High sales satisfaction scores have a significant impact not only on repurchase rates of the same brand, but also on customer loyalty toward dealer services. Among owners of makes achieving high SSI scores, 14 percent have purchased the same make, double the ratio of repurchase among those who own makes with low sales satisfaction (7%). More than one-half of owners of makes (52%) in the high satisfaction category indicate they would recommend their dealer. This drops to 21 percent among owners of makes in the low satisfaction category.
The study shows that dealers may improve sales satisfaction by identifying and meeting individual customer needs. Among the Key Performance Indicators (KPIs) measured in the study, being accompanied throughout the dealer visit and being contacted after the sale to make sure the purchase experience was satisfactory each have a significant impact on a customer’s overall perception of their experience.

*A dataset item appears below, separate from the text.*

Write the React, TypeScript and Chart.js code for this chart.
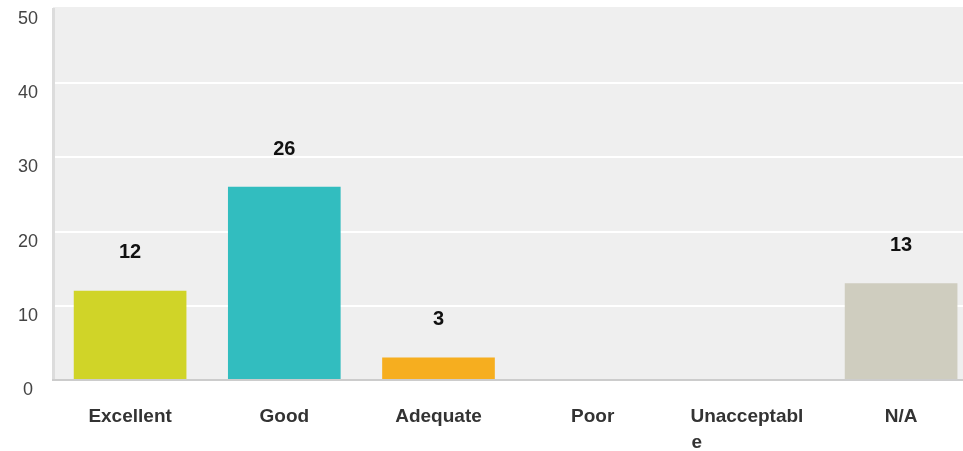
import React, { useEffect, useRef } from 'react';
import { Chart, registerables } from 'chart.js';

Chart.register(...registerables);

const categories = ['Excellent', 'Good', 'Adequate', 'Poor', 'Unacceptable', 'N/A'];
const tickLabels: (string | string[])[] = [
  'Excellent',
  'Good',
  'Adequate',
  'Poor',
  ['Unacceptabl', 'e' + ' '.repeat(19)],
  'N/A',
];
const responses = [12, 26, 3, 0, 0, 13];
const barColors = ['#d0d428', '#32bdbf', '#f6ae1f', '#7f7f7f', '#e05a4e', '#cfcdbf'];
const yTicks = [0, 10, 20, 30, 40, 50];

const FONT = '"Liberation Sans", Arial, Helvetica, sans-serif';

const plotBackground = {
  id: 'plotBackground',
  beforeDraw(chart: any) {
    const { ctx, chartArea } = chart;
    if (!chartArea) return;
    ctx.save();
    ctx.fillStyle = '#efefef';
    ctx.fillRect(chartArea.left, chartArea.top - 2, chartArea.right - chartArea.left, chartArea.bottom - chartArea.top + 2);
    ctx.restore();
  },
};

const valueLabels = {
  id: 'valueLabels',
  afterDatasetsDraw(chart: any) {
    const { ctx } = chart;
    const meta = chart.getDatasetMeta(0);
    const data = chart.data.datasets[0].data as number[];
    ctx.save();
    ctx.font = `bold 20px ${FONT}`;
    ctx.fillStyle = '#111111';
    ctx.textAlign = 'center';
    ctx.textBaseline = 'middle';
    meta.data.forEach((bar: any, i: number) => {
      const v = data[i];
      if (!v) return;
      ctx.fillText(String(v), bar.x, bar.y - 38);
    });
    ctx.restore();
  },
};

export default function App() {
  const canvasRef = useRef<HTMLCanvasElement | null>(null);

  useEffect(() => {
    if (!canvasRef.current) return;
    const chart = new Chart(canvasRef.current, {
      type: 'bar',
      data: {
        labels: categories,
        datasets: [
          {
            data: responses,
            backgroundColor: barColors,
            borderWidth: 0,
            barThickness: 112,
          },
        ],
      },
      options: {
        responsive: false,
        animation: false,
        devicePixelRatio: 1,
        layout: { padding: { left: 0, top: 9, right: 1.8, bottom: 0 } },
        plugins: {
          legend: { display: false },
          tooltip: { enabled: false },
        },
        scales: {
          x: {
            grid: { display: false, drawTicks: false },
            border: { display: true, color: '#cccccc', width: 2, z: 1 },
            ticks: {
              padding: 24,
              color: '#333333',
              font: { family: FONT, size: 19, weight: 'bold', lineHeight: 1.35 },
              maxRotation: 0,
              autoSkip: false,
              callback: (_v: any, i: number) => tickLabels[i],
            },
            afterFit: (s: any) => {
              s.height = 71;
              s.paddingLeft = 0;
              s.paddingRight = 0;
            },
          },
          y: {
            min: yTicks[0],
            max: yTicks[yTicks.length - 1],
            afterBuildTicks: (s: any) => {
              s.ticks = yTicks.map((v) => ({ value: v }));
            },
            ticks: {
              stepSize: 10,
              labelOffset: 10,
              crossAlign: 'center',
              padding: 15,
              color: '#444444',
              font: { family: FONT, size: 18 },
            },
            grid: {
              color: (c: any) =>
                c.tick && (c.tick.value === 0 || c.tick.value === 50) ? 'rgba(0,0,0,0)' : '#ffffff',
              lineWidth: 2,
              drawTicks: false,
            },
            border: { display: true, color: '#dcdcdc', width: 3 },
            afterFit: (s: any) => {
              s.width = 53;
              s.paddingTop = 0;
              s.paddingBottom = 0;
            },
          },
        },
      },
      plugins: [plotBackground, valueLabels],
    });
    return () => chart.destroy();
  }, []);

  return (
    <div
      style={{
        position: 'fixed',
        left: 0,
        top: 0,
        width: 963,
        height: 451,
        overflow: 'hidden',
        background: '#ffffff',
      }}
    >
      <canvas ref={canvasRef} width={980} height={451} style={{ display: 'block' }} />
    </div>
  );
}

“Dealers may be able to deliver a better experience when they focus more on communicating one-on-one with customers to understand their individual needs and preferences and create an emotional bond with them at different touch points,” said Tony Zhou, director of automotive research at J.D. Power Asia Pacific, Shanghai.
In the 2013 study, approximately 40 percent of customers indicate they don’t know what model to buy before visiting the dealership. According to Zhou, dealers may be able to improve their close rate by influencing the decisions of these vehicle shoppers by identifying their needs and explaining the vehicle’s features in a compelling manner.
The 2013 China Sales Satisfaction Index (SSI) Study is based on survey responses from 14,462 vehicle owners who purchased a new vehicle between July 2012 and February 2013. The study was fielded from January through April 2013 in 46 major cities in China.
The China Sales Satisfaction Index (SSI) Study is one of eight consumer-based benchmark studies conducted by J.D. Power Asia Pacific in China. Other 2013 studies conducted by J.D. Power Asia Pacific include:
- The China Customer Satisfaction Index (CSI) Study, which examines satisfaction with the after-sales service experience among vehicle owners between 12 and 24 months of ownership, will be released in late July.
- The China New-Vehicle Intender Study (NVIS), which examines customers’ pre-purchase perceptions and considerations, will be released in late August.
- The China Original Equipment Tire Satisfaction Index (OE-TSI) Study, which measures customer satisfaction with original equipment tires, will be released in August.
- The China Manufacturer Website Evaluation Study (MWES), which measures the effectiveness of OEM websites on the basis of the Voice of the Customer, will be released in late September.
- The China Initial Quality Study (IQS), which measures problems experienced by new-vehicle owners during the first two to six months of ownership, will be released in October.
- The China Automotive Performance, Execution and Layout (APEAL) Study, which measures what excites and delights owners about their new vehicle’s performance and design during the first two to six months of ownership, will be released in November.
- The China Vehicle Dependability Study (VDS), which evaluates overall vehicle dependability during the first 25-36 months of ownership, will be published in December.
1. Note: Due to the study redesign, the SSI index scores for the 2013 study cannot be compared with index scores from previous years.
2. Note: There are six luxury brands with sufficient samples included in the study.
3. Note: There are 47 mass market brands with sufficient samples included in the study.
4. Note: There are 53 brands with sufficient samples included in the study. The study examines 72 brands in total.
5. Source: J.D. Power 2013 China Sales Satisfaction Index (SSI) StudySM and LMC Automotive.